VIENNA – Last week’s launch of complete-knocked-down Kuga assembly in Russia, coupled with previously announced plans to add the Edge and EcoSport CUV production in 2014, signal the growing importance to Ford of both the market and its local joint venture.

“We have very ambitious plans to grow our operation here,” Executive Chairman Bill Ford said during last week’s ceremonial launch of the Kuga CUV at the Ford Sollers joint venture plant in Elabuga, Tatarstan. “In a very short period of time we have grown from two vehicles to eight vehicles to next year 10 vehicles (built in Russia).”

The CKD operation represents a step up in Kuga production at the plant, which previously assembled the vehicle from semi-knocked-down kits. It also is an indicator of the growing role envisioned for the JV operations in the Republic of Tatarstan.

Originally Ford built Focus and Mondeo models at its plant in Vsevolozhsk near St. Petersburg in northwest Russia.
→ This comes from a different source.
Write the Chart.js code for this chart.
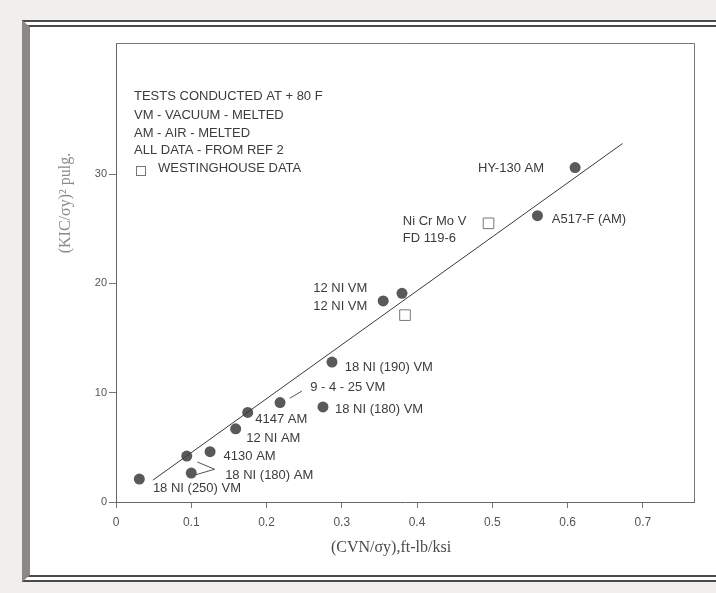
<!DOCTYPE html>
<html lang="en">
<head>
  <meta charset="UTF-8">
  <title>KIC vs CVN</title>
  <script src="https://cdn.jsdelivr.net/npm/chart.js"></script>
  <style>
    html, body { margin: 0; padding: 0; }
    body { width: 716px; height: 593px; background: #f1efed; position: relative; overflow: hidden; font-family: "Liberation Sans", Arial, sans-serif; }
    .frame {
      position: absolute; left: 22px; top: 20px; width: 760px; height: 548px;
      border-top: 7px double #4a4a4a; border-bottom: 7px double #4a4a4a;
      border-left: 8px solid #8d8883; background: #fff;
    }
    canvas { position: absolute; left: 0; top: 0; }
  </style>
</head>
<body>
  <div class="frame"></div>
  <canvas id="chart" width="716" height="593"></canvas>

  <script>
    // alloy data points (filled circles)
    const dotX = [0.031, 0.094, 0.100, 0.125, 0.159, 0.175, 0.218, 0.275, 0.287, 0.355, 0.380, 0.560, 0.610];
    const dotY = [2.1, 4.2, 2.65, 4.6, 6.7, 8.2, 9.1, 8.7, 12.8, 18.4, 19.1, 26.2, 30.6];

    // Westinghouse data (open squares)
    const sqX = [0.384, 0.495];
    const sqY = [17.1, 25.5];

    // fitted line end points
    const fitX = [0.049, 0.673];
    const fitY = [2.0, 32.8];

    const xTicks = [0, 0.1, 0.2, 0.3, 0.4, 0.5, 0.6, 0.7];
    const xTickLabels = ["0", "0.1", "0.2", "0.3", "0.4", "0.5", "0.6", "0.7"];
    const yTicks = [0, 10, 20, 30];
    const yTickLabels = ["0", "10", "20", "30"];

    // point labels, anchored at left / middle in data units
    const labelText = ["HY-130 AM", "A517-F (AM)", "Ni Cr Mo V", "FD 119-6", "12 NI VM", "12 NI VM",
      "18 NI (190) VM", "9 - 4 - 25 VM", "18 NI (180) VM", "4147 AM", "12 NI AM", "4130 AM",
      "18 NI (180) AM", "18 NI (250) VM"];
    const labelX = [0.481, 0.579, 0.381, 0.381, 0.262, 0.262, 0.304, 0.258, 0.291, 0.185, 0.173, 0.143, 0.145, 0.049];
    const labelY = [30.5, 25.9, 25.7, 24.15, 19.5, 17.9, 12.35, 10.5, 8.5, 7.6, 5.85, 4.2, 2.4, 1.2];

    // leader lines
    const lead1X = [0.231, 0.247];
    const lead1Y = [9.5, 10.15];
    const lead2X = [0.108, 0.131, 0.105];
    const lead2Y = [3.66, 3.0, 2.47];

    const notes = ["TESTS CONDUCTED AT + 80 F", "VM - VACUUM - MELTED", "AM - AIR - MELTED", "ALL DATA - FROM REF 2", "WESTINGHOUSE DATA"];

    const pts = (xs, ys) => xs.map((x, i) => ({ x: x, y: ys[i] }));

    const extras = {
      id: "extras",
      beforeDatasetsDraw(chart) {
        const { ctx, chartArea: a } = chart;
        ctx.save();
        ctx.strokeStyle = "#777";
        ctx.lineWidth = 1;
        ctx.beginPath();
        ctx.moveTo(a.left, a.top + 0.5);
        ctx.lineTo(a.right + 0.5, a.top + 0.5);
        ctx.lineTo(a.right + 0.5, a.bottom);
        ctx.stroke();
        ctx.restore();
      },
      afterDatasetsDraw(chart) {
        const { ctx, chartArea: a, scales } = chart;
        ctx.save();
        ctx.fillStyle = "#3c3c3c";
        ctx.font = "13px 'Liberation Sans', Arial, sans-serif";
        ctx.textBaseline = "middle";
        ctx.textAlign = "left";
        labelText.forEach((t, i) => {
          ctx.fillText(t, scales.x.getPixelForValue(labelX[i]), scales.y.getPixelForValue(labelY[i]));
        });

        // notes block
        const lineY = [96, 115, 133, 150, 168];
        notes.forEach((t, i) => {
          const x = i === 4 ? a.left + 42 : a.left + 18;
          ctx.fillText(t, x, lineY[i]);
        });
        ctx.strokeStyle = "#777";
        ctx.lineWidth = 1;
        ctx.strokeRect(a.left + 20.5, 166.5, 9, 9);

        // axis titles
        ctx.fillStyle = "#4a4a4a";
        ctx.font = "16px 'Liberation Serif', 'Times New Roman', serif";
        ctx.textAlign = "center";
        ctx.fillText("(CVN/σy),ft-lb/ksi", 391, 548);

        ctx.fillStyle = "#8a8a8a";
        ctx.translate(66, 203);
        ctx.rotate(-Math.PI / 2);
        ctx.fillText("(KIC/σy)² pulg.", 0, 0);
        ctx.restore();
      }
    };

    new Chart(document.getElementById("chart"), {
      type: "scatter",
      data: {
        datasets: [
          {
            data: pts(fitX, fitY), showLine: true, pointRadius: 0,
            borderColor: "#3a3a3a", borderWidth: 1
          },
          {
            data: pts(lead1X, lead1Y), showLine: true, pointRadius: 0,
            borderColor: "#555", borderWidth: 1
          },
          {
            data: pts(lead2X, lead2Y), showLine: true, pointRadius: 0,
            borderColor: "#555", borderWidth: 1
          },
          {
            data: pts(dotX, dotY), pointRadius: 5.5,
            backgroundColor: "#595959", borderColor: "#595959", borderWidth: 0
          },
          {
            data: pts(sqX, sqY), pointStyle: "rect", pointRadius: 7.5,
            backgroundColor: "#fff", borderColor: "#777", borderWidth: 1
          }
        ]
      },
      options: {
        responsive: false,
        animation: false,
        layout: { padding: { left: 0, right: 22, top: 43, bottom: 51 } },
        plugins: { legend: { display: false }, tooltip: { enabled: false } },
        scales: {
          x: {
            type: "linear", min: 0, max: 0.768,
            afterBuildTicks: s => { s.ticks = xTicks.map(v => ({ value: v })); },
            afterFit: s => { s.height = 40; },
            grid: { drawOnChartArea: false, drawTicks: true, tickLength: 6, color: "#777" },
            border: { color: "#666", width: 1 },
            ticks: {
              padding: 7, color: "#555", font: { family: "'Liberation Sans', Arial, sans-serif", size: 12 },
              callback: (v, i) => xTickLabels[i]
            }
          },
          y: {
            type: "linear", min: 0, max: 42,
            afterBuildTicks: s => { s.ticks = yTicks.map(v => ({ value: v })); },
            afterFit: s => { s.width = 116; },
            grid: { drawOnChartArea: false, drawTicks: true, tickLength: 7, color: "#777" },
            border: { color: "#666", width: 1 },
            ticks: {
              padding: 2, color: "#555", font: { family: "'Liberation Sans', Arial, sans-serif", size: 11 },
              callback: (v, i) => yTickLabels[i]
            }
          }
        }
      },
      plugins: [extras]
    });
  </script>
</body>
</html>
Following creation of the JV with Sollers in 2011, assembly of Ford vehicles started at Sollers’ former plant in Elabuga. There currently are six models assembled there, including the Kuga and Explorer built from CKD kits and Galaxy, S-Max, Tourneo Custom and Transit, assembled from SKD kits.

While Elabuga will add Edge SKD assembly early next year, the announcement of the EcoSport CKD output in Naberezhnye Chelny, Tatarstan, in 2014 means Ford Sollers will launch operations at the second former Sollers factory the Russian partner brought into the JV and its third vehicle plant in the country overall.

“We are looking forward to launching our plant in Naberezhnye Chelny next year, which will further strengthen not only our success in the market but also the Russian auto industry,” Adil Shirinov, Ford Sollers executive director and chief operating officer, says in a statement.

The Naberezhnye Chelny plant, originally known as ZMA, was established by the heavy-truck manufacturer Kamaz to produce Oka minicars in 1980s. Production of the Oka started in 1987.

In 2005, the factory was bought by Severstal-Avto, which later became Sollers. Prior to the creation of the JV with Ford, Sollers assembled Fiat cars at the facility.

The company employs 2,000 workers in Tatarstan, but that count will rise to 2,500 by year’s end.

In addition to the two vehicle operations, Ford Sollers is building a new $274 million engine plant in Tatarstan which will start production in 2015.

Ford also is luring foreign suppliers to the area. Among them is Coskunöz, a Turkish manufacturer of stamped parts, assemblies and tools, which will supply Ford Sollers from a new site in Tatarstan.

“Russia is critically important for the Ford brand,” Bill Ford says in a statement. “In a market where around one-in-three vehicles sold is an SUV, it is important for Ford to have a strong presence with a full portfolio of SUVs that provide customers the highest levels of quality, safety and technology to suit their needs.”

While Ford soon will offer four locally made CUVs to Russian customers, the situation at the other end of the brand’s portfolio remains unclear.

Ford phased out sales of the Fiesta hatchback earlier this year and, in contrast to other European markets or to the U.S., its smallest car available in Russia now is the Focus. Only 970 Fiestas were sold in the market in 2012, compared with 1,532 units a year earlier.

Ford reportedly may re-launch the Fiesta in Russia with the sedan model, and it is possible the car will be built locally. Some suppliers say they are negotiating with Ford about local production of Fiesta parts.

In earlier interviews Ford executives told WardsAuto the automaker is considering production of a B-segment car in Russia, but there has been no official confirmation.

In addition to manufacturing activities, Ford Sollers recently announced the creation of a research and development center in Russia. The R&D activities will be based in three locations expected to employ 150 people by the end of 2014.

The Moscow office will be responsible for localization, technical support for suppliers, programs for development and production launch of new vehicles, testing, homologation and the coordination of all R&D functions.

The division in Tatarstan will develop special versions of commercial vehicles, and the office in the St. Petersburg region will oversee production and quality.

Ford sold 77,474 cars and light-commercial vehicles in Russia through September, down 19.2% from like-2012. The brand ranks No.9 in light-vehicle sales in the market.